L’arrivo negli Stati Uniti non è stato dei migliori: in laboratorio potevo lavorare solo part-time, gli incontri con i colleghi erano solo virtuali, happy hour su Zoom... Sono arrivata a Berkeley proprio nel bel mezzo della pandemia, a inizio del 2021. Con i contagi ancora altissimi e senza ancora la disponibilità di dosi di vaccini su larga scala, ero stata a lungo incerta se partire o meno. Alla fine sono partita, con a fianco il mio compagno che ha deciso di seguirmi. E dopo le difficoltà iniziali, le cose hanno cominciato a girare nel verso giusto.
Venivo da una lunga esperienza all’Università di Padova, dove, dopo la laurea, ho conseguito il dottorato occupandomi sempre dei mitocondri, gli organelli che dentro la cellula si occupano soprattutto di fornire l’energia necessaria a tutti i processi biologici. Durante il dottorato, però, avevo conosciuto a un congresso il mio attuale ‘capo’ a Berkeley. Mi aveva affascinato la sua presentazione in cui parlava di lisosomi.
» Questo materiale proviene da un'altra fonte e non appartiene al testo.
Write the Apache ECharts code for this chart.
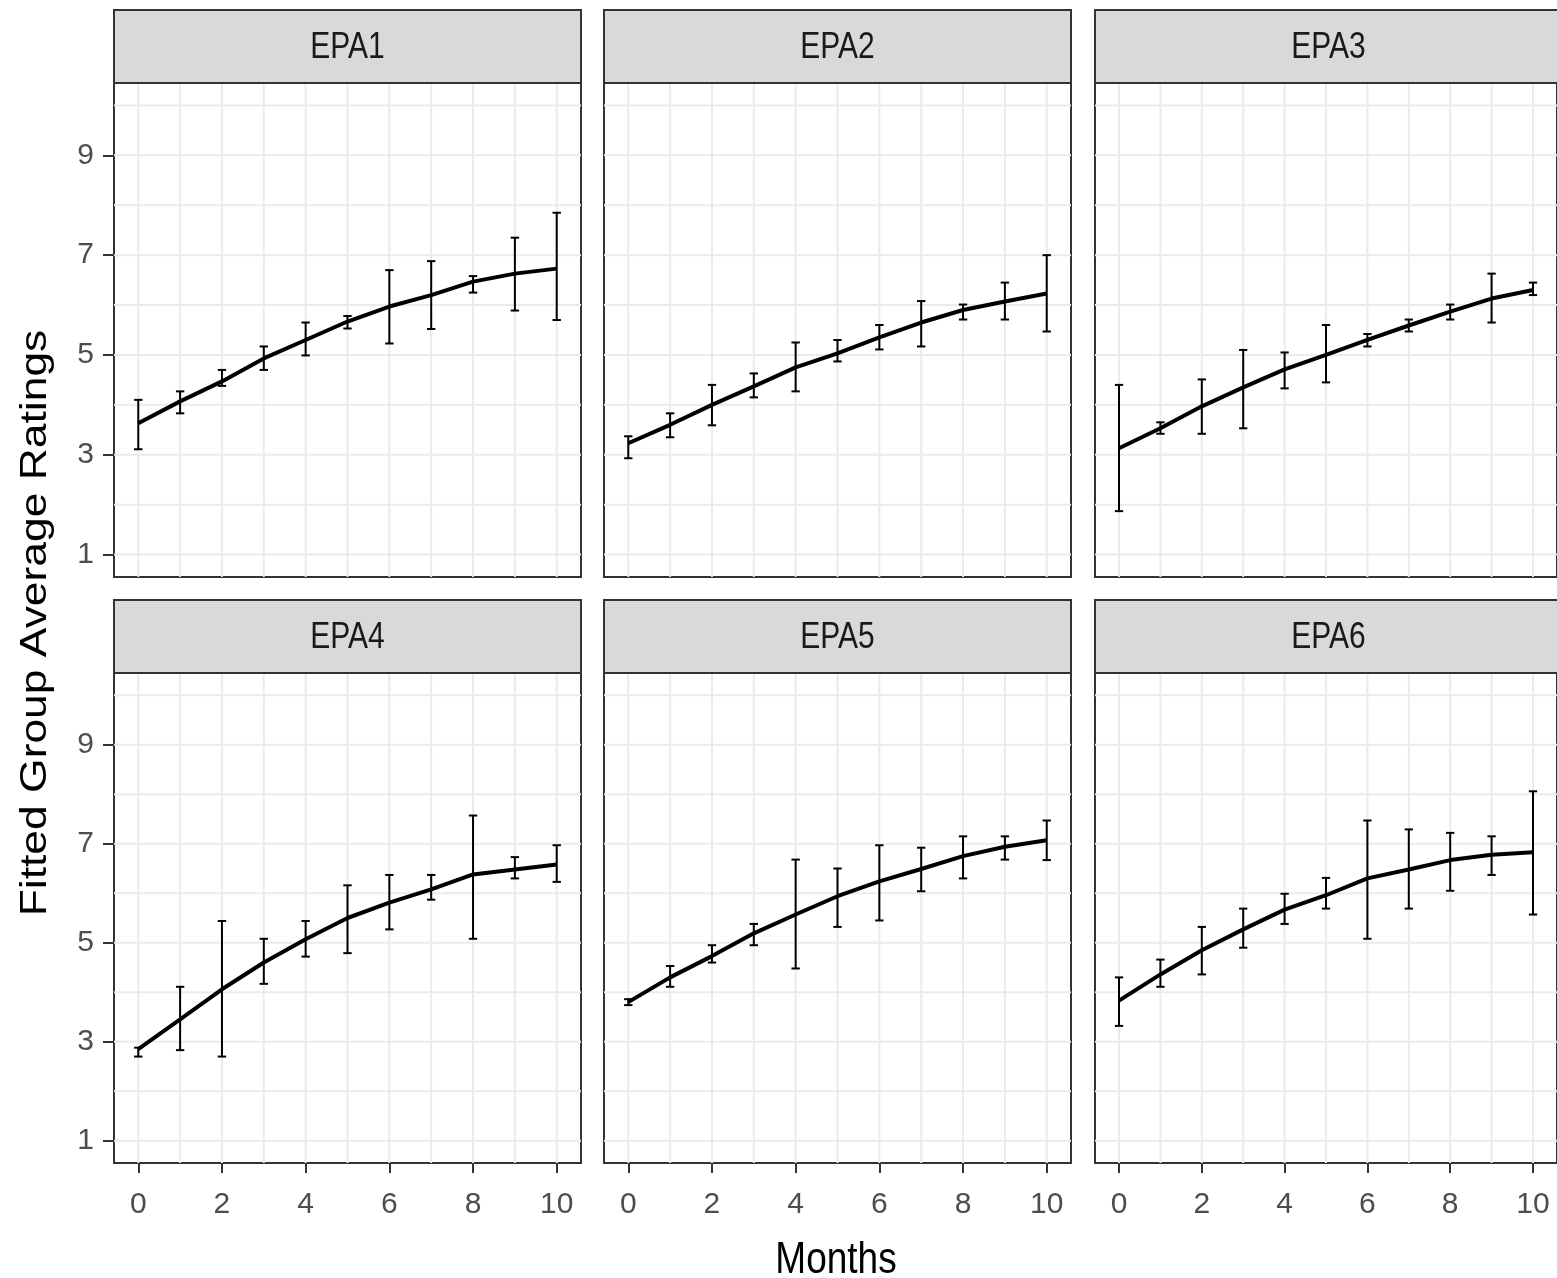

Si tratta di un altro tipo di organelli che si trovano all’interno della cellula e che sono stati a lungo considerati come dei semplici cestini della spazzatura, dove smaltire o riciclare ogni materiale di scarto dell’attività cellulare. In realtà ora sappiamo che non è così e che i lisosomi sono anche la base di molti sistemi di comunicazione funzionali alla proliferazione e all’omeostasi della cellula.
Tanto mi ha affascinato l’argomento che ho pensato subito a un progetto di ricerca che potesse combinare le mie competenze sui mitocondri allo studio di questo ruolo ancora poco conosciuto dei lisosomi. AIRC mi ha consentito di realizzarlo sostenendo con una borsa biennale in memoria di Ezio e Maria Panciera la mia attività di ricerca all’Università della California a Berkeley.
In realtà AIRC è stata una presenza costante nella mia vita. Sosteneva il laboratorio in cui ho svolto prima la tesi e poi il dottorato. E poi mia mamma è da sempre una donatrice.
Qui a Berkeley sto studiando un meccanismo che potrebbe essere coinvolto nello sviluppo di alcuni tumori, in particolare di quello del rene e del pancreas. Si tratta di un complesso sistema di comunicazione che parte dai lisosomi e, coinvolgendo i mitocondri, consente alle cellule tumorali di adottare un metabolismo che sostiene la crescita e la resistenza agli stress. La speranza è che, ricostruendo tutte le fasi di questo processo, sia possibile individuare delle vulnerabilità del tumore, cioè dei componenti che, se eliminati o bloccati, possano impedire la proliferazione o indurre la morte delle cellule tumorali.
Un ritorno in Italia? Chissà! Di certo la nostalgia è tanta. Mi mancano la famiglia, gli amici, il paese dove son cresciuta. E le camminate lungo il mio amato fiume Brenta. In futuro mi piacerebbe poter tornare e restituire quello che sto imparando in questi anni all’estero. Per il momento, però, negli Stati Uniti mi trovo bene. Qui si ha la possibilità di crescere molto dal punto di vista professionale; inoltre è un posto in cui c’è molta meritocrazia e un maggiore riconoscimento del ruolo del ricercatore rispetto all’Italia. Questa è una cosa che dà tanta energia.
Nata a Vicenza nel 1991, si è laureata in Biologia Molecolare all’Università degli Studi di Padova. Qui ha continuato il percorso da ricercatrice conseguendo un dottorato in Bioscienze, occupandosi soprattutto di mitocondri. Oggi, grazie a una borsa biennale di Fondazione AIRC, in memoria di Ezio e Maria Panciera, è negli Stati Uniti, all’ Università della California a Berkeley, dove studia un meccanismo coinvolto nello sviluppo dei tumori del rene e del pancreas.